The small car brand has posted outsize sales growth for the last few years, but now competition has started to ding the brand as rivals like Ford and Toyota introduce a widening array of small, fuel-efficient cars.
Mini is fighting back with new executions in its "Not normal" advertising campaign from Butler, Shine Stern & Partners, a Sausalito, Calif., ad agency.
The creative ad strategy allowed the agency to hold onto the Mini account after the automaker's review in 2012.
The idea is to push Mini's peculiarity and stand out from brands like Chevrolet's Spark, which outsold Mini in July of this year according to Automotive News' Data Center.
Tom Salkowsky, Mini's marketing chief, said it's a continuation of the brand's long-time strategy of turning left while the rest of the auto companies turn right.
"We're a feisty, small brand. We're a featherweight in the ring with heavyweights. We have to stick and move," he said.
"We're still telling a story. But we're using everything in our toolbox to do that. It keeps it interesting," said John Butler, principal at Butler Shine.
The Mini way
The younger, offbeat car buyers Mini targets don't like traditional advertising. So Mini has always relied on clever stunts and event marketing, inviting fans to experience its brands at events where they feel comfortable and via social media.
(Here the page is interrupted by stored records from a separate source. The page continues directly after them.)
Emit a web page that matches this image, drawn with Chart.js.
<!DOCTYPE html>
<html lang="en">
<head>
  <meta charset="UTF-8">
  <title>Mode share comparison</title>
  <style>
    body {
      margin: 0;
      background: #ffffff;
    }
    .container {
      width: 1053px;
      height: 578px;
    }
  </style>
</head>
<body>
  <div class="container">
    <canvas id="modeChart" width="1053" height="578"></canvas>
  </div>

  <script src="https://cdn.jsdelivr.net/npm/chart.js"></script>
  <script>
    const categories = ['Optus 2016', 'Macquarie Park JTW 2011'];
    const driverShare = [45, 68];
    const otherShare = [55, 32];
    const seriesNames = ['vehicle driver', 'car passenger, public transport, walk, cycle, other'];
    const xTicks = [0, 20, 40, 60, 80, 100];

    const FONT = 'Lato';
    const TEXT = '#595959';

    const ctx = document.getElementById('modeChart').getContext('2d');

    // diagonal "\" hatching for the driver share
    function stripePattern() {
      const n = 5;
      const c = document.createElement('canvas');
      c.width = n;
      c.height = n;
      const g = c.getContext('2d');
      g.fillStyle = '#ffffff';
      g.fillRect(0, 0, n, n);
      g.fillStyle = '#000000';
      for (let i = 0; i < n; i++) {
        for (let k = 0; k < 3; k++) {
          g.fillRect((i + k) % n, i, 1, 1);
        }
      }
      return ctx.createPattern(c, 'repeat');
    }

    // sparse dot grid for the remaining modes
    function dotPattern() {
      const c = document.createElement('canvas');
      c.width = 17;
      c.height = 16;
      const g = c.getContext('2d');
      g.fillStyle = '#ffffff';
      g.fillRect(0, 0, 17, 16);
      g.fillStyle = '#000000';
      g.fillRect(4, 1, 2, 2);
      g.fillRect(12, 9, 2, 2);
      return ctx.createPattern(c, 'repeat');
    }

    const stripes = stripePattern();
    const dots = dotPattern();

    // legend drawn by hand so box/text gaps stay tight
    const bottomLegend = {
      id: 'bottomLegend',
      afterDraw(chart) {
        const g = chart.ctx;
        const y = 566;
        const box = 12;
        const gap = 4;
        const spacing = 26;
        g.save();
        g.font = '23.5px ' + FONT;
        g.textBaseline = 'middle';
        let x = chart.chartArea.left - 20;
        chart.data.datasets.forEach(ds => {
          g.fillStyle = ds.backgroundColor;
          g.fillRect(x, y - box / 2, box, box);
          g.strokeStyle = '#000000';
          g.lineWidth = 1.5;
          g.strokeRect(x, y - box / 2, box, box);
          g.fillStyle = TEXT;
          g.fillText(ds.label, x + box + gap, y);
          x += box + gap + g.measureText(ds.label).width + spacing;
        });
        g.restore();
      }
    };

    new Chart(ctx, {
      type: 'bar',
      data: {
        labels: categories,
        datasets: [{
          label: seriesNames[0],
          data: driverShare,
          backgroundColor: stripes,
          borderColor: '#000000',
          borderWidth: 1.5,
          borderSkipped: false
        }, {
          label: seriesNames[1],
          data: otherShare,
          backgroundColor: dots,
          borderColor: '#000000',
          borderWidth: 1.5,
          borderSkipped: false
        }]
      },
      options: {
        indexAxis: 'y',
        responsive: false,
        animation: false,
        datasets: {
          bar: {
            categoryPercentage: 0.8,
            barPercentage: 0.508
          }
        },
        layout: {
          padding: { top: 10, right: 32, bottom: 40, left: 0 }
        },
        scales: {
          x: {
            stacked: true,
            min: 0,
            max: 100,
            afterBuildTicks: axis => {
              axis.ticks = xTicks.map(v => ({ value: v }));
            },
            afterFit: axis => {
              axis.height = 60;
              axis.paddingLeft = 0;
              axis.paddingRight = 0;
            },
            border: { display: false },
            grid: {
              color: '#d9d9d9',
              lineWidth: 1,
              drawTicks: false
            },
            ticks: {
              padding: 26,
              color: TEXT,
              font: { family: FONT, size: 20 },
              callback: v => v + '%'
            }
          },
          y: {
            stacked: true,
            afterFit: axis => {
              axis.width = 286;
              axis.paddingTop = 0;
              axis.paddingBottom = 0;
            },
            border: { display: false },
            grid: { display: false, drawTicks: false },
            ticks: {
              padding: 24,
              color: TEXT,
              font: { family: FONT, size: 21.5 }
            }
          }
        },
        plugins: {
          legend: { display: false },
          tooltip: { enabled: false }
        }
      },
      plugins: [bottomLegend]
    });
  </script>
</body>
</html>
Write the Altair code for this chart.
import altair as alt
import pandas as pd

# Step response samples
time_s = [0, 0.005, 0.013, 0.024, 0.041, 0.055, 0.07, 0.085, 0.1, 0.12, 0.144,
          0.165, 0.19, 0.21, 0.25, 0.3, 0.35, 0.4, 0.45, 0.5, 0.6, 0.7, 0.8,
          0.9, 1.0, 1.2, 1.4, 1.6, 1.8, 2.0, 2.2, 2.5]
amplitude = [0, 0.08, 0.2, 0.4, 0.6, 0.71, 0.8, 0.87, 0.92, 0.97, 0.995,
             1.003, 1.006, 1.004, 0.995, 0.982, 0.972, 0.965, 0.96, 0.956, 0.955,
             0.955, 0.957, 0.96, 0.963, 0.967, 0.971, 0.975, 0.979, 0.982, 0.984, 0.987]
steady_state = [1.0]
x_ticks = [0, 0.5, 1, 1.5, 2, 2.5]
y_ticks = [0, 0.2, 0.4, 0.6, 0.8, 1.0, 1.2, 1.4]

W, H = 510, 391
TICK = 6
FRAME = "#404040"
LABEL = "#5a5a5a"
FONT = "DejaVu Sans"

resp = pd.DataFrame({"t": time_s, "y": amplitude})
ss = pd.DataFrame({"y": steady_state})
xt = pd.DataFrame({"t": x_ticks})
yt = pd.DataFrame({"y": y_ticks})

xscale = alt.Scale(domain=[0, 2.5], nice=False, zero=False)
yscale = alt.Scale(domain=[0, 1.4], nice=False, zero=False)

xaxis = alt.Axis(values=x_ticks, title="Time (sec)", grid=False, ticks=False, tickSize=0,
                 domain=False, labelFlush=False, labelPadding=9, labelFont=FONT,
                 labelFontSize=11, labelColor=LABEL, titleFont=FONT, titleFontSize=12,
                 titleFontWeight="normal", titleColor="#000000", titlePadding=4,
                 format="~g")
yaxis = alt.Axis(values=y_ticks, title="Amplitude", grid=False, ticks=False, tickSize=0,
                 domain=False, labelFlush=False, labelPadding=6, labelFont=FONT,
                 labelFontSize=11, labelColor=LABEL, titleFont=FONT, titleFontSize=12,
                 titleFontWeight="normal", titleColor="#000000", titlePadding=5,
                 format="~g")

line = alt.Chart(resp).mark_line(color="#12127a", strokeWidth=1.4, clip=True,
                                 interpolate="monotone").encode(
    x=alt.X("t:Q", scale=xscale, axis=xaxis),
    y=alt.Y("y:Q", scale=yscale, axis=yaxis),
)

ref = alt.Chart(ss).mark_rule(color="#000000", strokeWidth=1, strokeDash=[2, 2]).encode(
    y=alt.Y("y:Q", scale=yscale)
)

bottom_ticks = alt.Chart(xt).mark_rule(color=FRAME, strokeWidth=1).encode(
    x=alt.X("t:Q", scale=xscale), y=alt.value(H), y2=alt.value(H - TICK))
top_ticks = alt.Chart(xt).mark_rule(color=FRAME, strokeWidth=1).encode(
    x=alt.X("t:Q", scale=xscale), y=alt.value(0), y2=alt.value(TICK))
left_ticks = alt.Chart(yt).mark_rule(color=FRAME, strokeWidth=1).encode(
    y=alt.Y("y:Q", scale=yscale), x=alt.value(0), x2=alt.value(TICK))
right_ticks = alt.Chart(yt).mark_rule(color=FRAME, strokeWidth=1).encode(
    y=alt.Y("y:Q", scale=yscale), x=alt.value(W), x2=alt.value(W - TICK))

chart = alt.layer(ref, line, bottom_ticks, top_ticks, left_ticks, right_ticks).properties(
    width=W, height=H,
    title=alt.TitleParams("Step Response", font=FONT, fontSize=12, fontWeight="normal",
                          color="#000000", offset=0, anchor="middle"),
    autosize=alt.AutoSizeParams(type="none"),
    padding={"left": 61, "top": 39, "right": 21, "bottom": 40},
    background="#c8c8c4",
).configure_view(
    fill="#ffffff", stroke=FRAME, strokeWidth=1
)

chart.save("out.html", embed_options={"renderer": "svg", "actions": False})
"You won't find us a lot on TV," said Salkowsy, because experiential and non-traditional marketing is "really the Mini way."
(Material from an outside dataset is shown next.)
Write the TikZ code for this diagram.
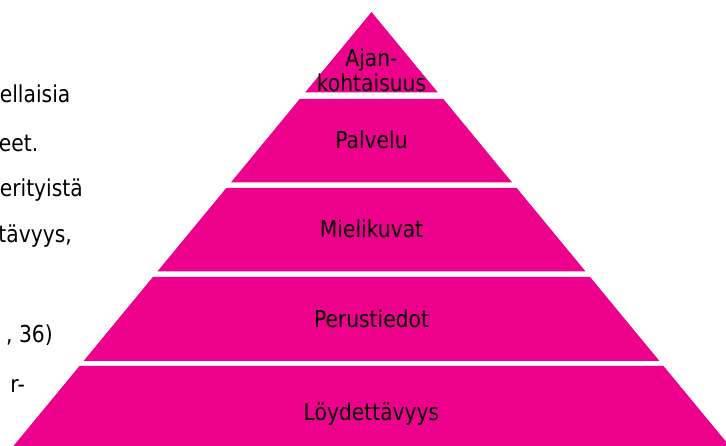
\documentclass[tikz,border=0pt]{standalone}
\usepackage{fontspec}
\newfontfamily\tfont{DejaVu Sans}[FakeStretch=0.87]
\definecolor{pyrpink}{RGB}{236,0,140}
\begin{document}
\begin{tikzpicture}[x=1pt,y=-1pt,
  tier/.style={fill=pyrpink,draw=none},
  lbl/.style={inner sep=0pt,anchor=base,font=\tfont\fontsize{23.3}{25}\selectfont,text=black},
  side/.style={inner sep=0pt,anchor=base east,font=\tfont\fontsize{23.3}{25}\selectfont,text=black}]
\useasboundingbox (0,0) rectangle (726,446);
\clip (0,0) rectangle (726,446);
% tiers
\fill[tier] (371.5,12) -- (437.9,92.5) -- (305.1,92.5) -- cycle;
\fill[tier] (299.7,99) -- (443.3,99) -- (512.1,182.5) -- (230.9,182.5) -- cycle;
\fill[tier] (226.3,188) -- (516.7,188) -- (585.6,271.5) -- (157.4,271.5) -- cycle;
\fill[tier] (152.9,277) -- (590.1,277) -- (659.4,361) -- (83.6,361) -- cycle;
\fill[tier] (79.5,366) -- (663.5,366) -- (734.5,452) -- (8.5,452) -- cycle;
% labels
\node[lbl] (ajan1) at (371.5,66.7) {Ajan-};
\node[lbl] (ajan2) at (371.5,91.7) {kohtaisuus};
\node[lbl] (palvelu) at (371.5,149) {Palvelu};
\node[lbl] (mieli) at (371.5,237.3) {Mielikuvat};
\node[lbl] (perus) at (371.5,328) {Perustiedot};
\node[lbl] (loyd) at (371.5,420.7) {Löydettävyys};
% left text fragments
\node[side] (l1) at (70.5,103) {ellaisia};
\node[side] (l2) at (38.5,152) {eet.};
\node[side] (l3) at (83,197) {erityistä};
\node[side] (l4) at (72,243) {tävyys,};
\node[side] (l5) at (53,343) {, 36)};
\node[side] (l6) at (25,392) {r-};
\end{tikzpicture}
\end{document}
It's also a lot less expensive.
The small, independent BMW Group brand spent less than $20 million on traditional media in 2012, according to Kantar Media. That's a pittance compared to the budget of competitors, such as Fiat, which spent nearly $80 million in 2012.
The "Not normal" push started this year includes a series of lampposts with replica Mini's hung upside down from the top. The signs on the roofs read: "Not Normal."
The automaker put up one Mini lamppost (with the headlights serving as working streetlights) at the annual South by Southwest music, tech and interactive conference in Austin, Texas. Mini has put up a similar lamppost in Boston and plans to build another in Hollywood.
"People were taking pictures; sharing it. That was the whole plan. To seed 'Not Normal' in a very non-traditional way," said Salkowsky.
Mini owners
It's also running road rallies.
In August, Mini invited customers -- in Mini-speak, "motorists" -- to try to break the Guinness World Record for the biggest-ever parade of Mini vehicles with a mass-crossing of Michigan's 500-foot high, 26,372-foot long Mackinac Bridge.
The "Mini on the Mack" event didn't break the record. But it still spurred 1,700 people driving 848 Mini's from as far away as Cahlifornia, Texas and Florida to participate.
Hundreds of Mini owners showed up for recent 'Mini on the Mack' event in Michigan.
There was an owner from San Francisco who drove 2,300 miles, one way, to get there.
So what would make somebody drive 4,600 miles to drive across a bridge?" asks Salkowsky. "Is that normal? No. They love being around one another. They love the community of Mini, meeting other owners, seeing their Mini's and hearing their stories about how they personalize their Minis."
Similarly, Mini organizes a bi-annual "Mini Takes the States" road trips where its top executives drive cross-country with thousands of owners.